SUPPLIED MATERIAL:
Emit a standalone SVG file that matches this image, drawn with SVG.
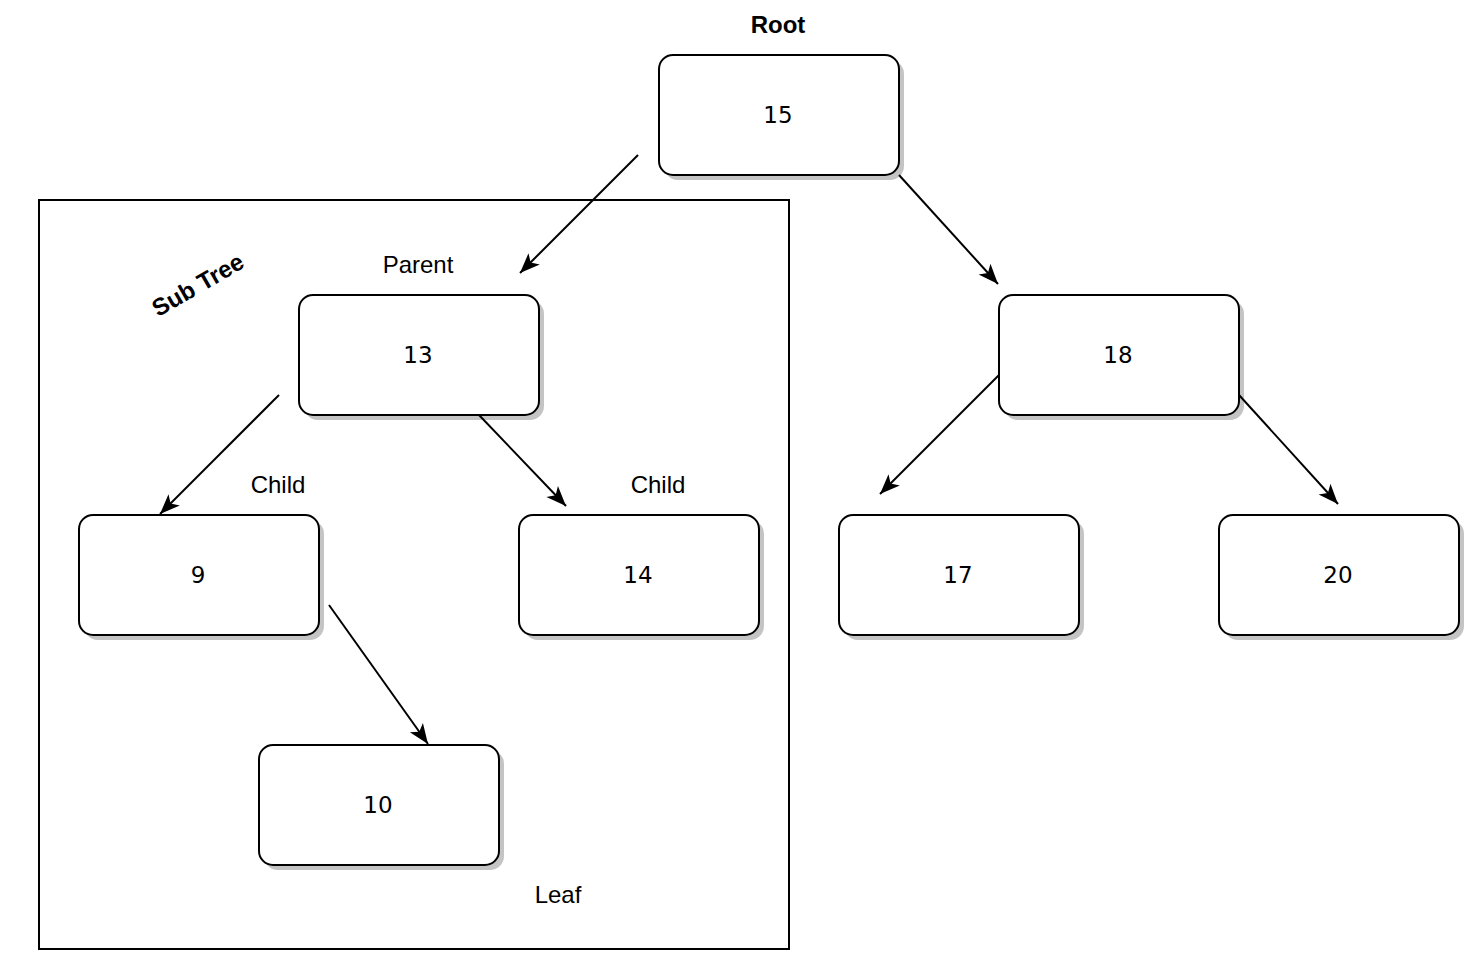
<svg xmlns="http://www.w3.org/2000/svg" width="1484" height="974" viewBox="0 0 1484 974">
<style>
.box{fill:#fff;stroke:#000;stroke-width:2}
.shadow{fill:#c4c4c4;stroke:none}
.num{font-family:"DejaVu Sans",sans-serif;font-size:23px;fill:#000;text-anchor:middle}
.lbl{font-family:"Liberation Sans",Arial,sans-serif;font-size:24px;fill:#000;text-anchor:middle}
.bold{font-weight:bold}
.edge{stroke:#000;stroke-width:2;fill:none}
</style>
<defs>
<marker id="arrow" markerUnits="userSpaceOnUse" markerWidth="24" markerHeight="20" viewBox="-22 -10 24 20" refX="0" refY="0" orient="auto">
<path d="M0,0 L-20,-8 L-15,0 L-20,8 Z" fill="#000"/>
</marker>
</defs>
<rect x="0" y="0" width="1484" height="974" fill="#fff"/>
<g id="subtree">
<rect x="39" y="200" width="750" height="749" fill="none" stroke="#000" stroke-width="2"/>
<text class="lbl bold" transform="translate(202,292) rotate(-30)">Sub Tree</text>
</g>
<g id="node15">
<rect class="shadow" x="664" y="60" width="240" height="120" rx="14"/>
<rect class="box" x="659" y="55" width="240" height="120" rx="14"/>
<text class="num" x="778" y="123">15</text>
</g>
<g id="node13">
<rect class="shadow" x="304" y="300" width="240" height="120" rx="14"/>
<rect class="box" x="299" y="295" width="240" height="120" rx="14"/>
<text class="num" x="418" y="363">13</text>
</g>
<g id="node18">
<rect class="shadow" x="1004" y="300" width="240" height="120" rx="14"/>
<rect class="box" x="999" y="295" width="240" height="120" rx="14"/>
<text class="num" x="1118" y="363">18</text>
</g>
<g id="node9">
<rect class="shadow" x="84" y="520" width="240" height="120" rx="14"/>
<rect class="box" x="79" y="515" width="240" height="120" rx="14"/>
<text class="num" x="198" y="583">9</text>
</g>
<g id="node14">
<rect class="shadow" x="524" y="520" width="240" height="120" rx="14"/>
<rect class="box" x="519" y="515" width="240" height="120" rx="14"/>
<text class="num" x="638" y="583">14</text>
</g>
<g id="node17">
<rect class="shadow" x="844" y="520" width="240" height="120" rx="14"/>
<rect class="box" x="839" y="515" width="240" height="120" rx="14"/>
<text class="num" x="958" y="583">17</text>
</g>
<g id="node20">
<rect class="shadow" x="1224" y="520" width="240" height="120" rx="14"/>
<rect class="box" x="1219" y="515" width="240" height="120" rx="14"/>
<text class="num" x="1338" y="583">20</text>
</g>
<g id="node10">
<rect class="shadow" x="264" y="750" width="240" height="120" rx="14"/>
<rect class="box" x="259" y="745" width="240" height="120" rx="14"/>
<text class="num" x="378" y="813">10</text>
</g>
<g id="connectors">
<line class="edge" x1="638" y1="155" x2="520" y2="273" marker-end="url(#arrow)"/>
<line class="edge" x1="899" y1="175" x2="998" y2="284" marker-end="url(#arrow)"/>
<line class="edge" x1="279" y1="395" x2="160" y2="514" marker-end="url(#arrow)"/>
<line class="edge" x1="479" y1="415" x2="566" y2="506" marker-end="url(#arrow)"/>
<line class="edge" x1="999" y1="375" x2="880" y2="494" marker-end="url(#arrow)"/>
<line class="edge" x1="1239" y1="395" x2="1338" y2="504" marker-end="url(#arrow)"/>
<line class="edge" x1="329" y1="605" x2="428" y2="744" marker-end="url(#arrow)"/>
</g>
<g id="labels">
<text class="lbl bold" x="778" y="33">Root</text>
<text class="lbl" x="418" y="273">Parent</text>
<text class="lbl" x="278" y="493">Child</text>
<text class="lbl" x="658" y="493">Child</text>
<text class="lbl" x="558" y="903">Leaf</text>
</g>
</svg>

GIVEN EXERCISE: Write out the full set of lines verbatim, without the pictures.

SOLUTION FOR THIS PROBLEM:
Emit a standalone SVG file that matches this image, drawn with SVG.
<svg xmlns="http://www.w3.org/2000/svg" width="1484" height="974" viewBox="0 0 1484 974">
<style>
.box{fill:#fff;stroke:#000;stroke-width:2}
.shadow{fill:#c4c4c4;stroke:none}
.num{font-family:"DejaVu Sans",sans-serif;font-size:23px;fill:#000;text-anchor:middle}
.lbl{font-family:"Liberation Sans",Arial,sans-serif;font-size:24px;fill:#000;text-anchor:middle}
.bold{font-weight:bold}
.edge{stroke:#000;stroke-width:2;fill:none}
</style>
<defs>
<marker id="arrow" markerUnits="userSpaceOnUse" markerWidth="24" markerHeight="20" viewBox="-22 -10 24 20" refX="0" refY="0" orient="auto">
<path d="M0,0 L-20,-8 L-15,0 L-20,8 Z" fill="#000"/>
</marker>
</defs>
<rect x="0" y="0" width="1484" height="974" fill="#fff"/>
<g id="subtree">
<rect x="39" y="200" width="750" height="749" fill="none" stroke="#000" stroke-width="2"/>
<text class="lbl bold" transform="translate(202,292) rotate(-30)">Sub Tree</text>
</g>
<g id="node15">
<rect class="shadow" x="664" y="60" width="240" height="120" rx="14"/>
<rect class="box" x="659" y="55" width="240" height="120" rx="14"/>
<text class="num" x="778" y="123">15</text>
</g>
<g id="node13">
<rect class="shadow" x="304" y="300" width="240" height="120" rx="14"/>
<rect class="box" x="299" y="295" width="240" height="120" rx="14"/>
<text class="num" x="418" y="363">13</text>
</g>
<g id="node18">
<rect class="shadow" x="1004" y="300" width="240" height="120" rx="14"/>
<rect class="box" x="999" y="295" width="240" height="120" rx="14"/>
<text class="num" x="1118" y="363">18</text>
</g>
<g id="node9">
<rect class="shadow" x="84" y="520" width="240" height="120" rx="14"/>
<rect class="box" x="79" y="515" width="240" height="120" rx="14"/>
<text class="num" x="198" y="583">9</text>
</g>
<g id="node14">
<rect class="shadow" x="524" y="520" width="240" height="120" rx="14"/>
<rect class="box" x="519" y="515" width="240" height="120" rx="14"/>
<text class="num" x="638" y="583">14</text>
</g>
<g id="node17">
<rect class="shadow" x="844" y="520" width="240" height="120" rx="14"/>
<rect class="box" x="839" y="515" width="240" height="120" rx="14"/>
<text class="num" x="958" y="583">17</text>
</g>
<g id="node20">
<rect class="shadow" x="1224" y="520" width="240" height="120" rx="14"/>
<rect class="box" x="1219" y="515" width="240" height="120" rx="14"/>
<text class="num" x="1338" y="583">20</text>
</g>
<g id="node10">
<rect class="shadow" x="264" y="750" width="240" height="120" rx="14"/>
<rect class="box" x="259" y="745" width="240" height="120" rx="14"/>
<text class="num" x="378" y="813">10</text>
</g>
<g id="connectors">
<line class="edge" x1="638" y1="155" x2="520" y2="273" marker-end="url(#arrow)"/>
<line class="edge" x1="899" y1="175" x2="998" y2="284" marker-end="url(#arrow)"/>
<line class="edge" x1="279" y1="395" x2="160" y2="514" marker-end="url(#arrow)"/>
<line class="edge" x1="479" y1="415" x2="566" y2="506" marker-end="url(#arrow)"/>
<line class="edge" x1="999" y1="375" x2="880" y2="494" marker-end="url(#arrow)"/>
<line class="edge" x1="1239" y1="395" x2="1338" y2="504" marker-end="url(#arrow)"/>
<line class="edge" x1="329" y1="605" x2="428" y2="744" marker-end="url(#arrow)"/>
</g>
<g id="labels">
<text class="lbl bold" x="778" y="33">Root</text>
<text class="lbl" x="418" y="273">Parent</text>
<text class="lbl" x="278" y="493">Child</text>
<text class="lbl" x="658" y="493">Child</text>
<text class="lbl" x="558" y="903">Leaf</text>
</g>
</svg>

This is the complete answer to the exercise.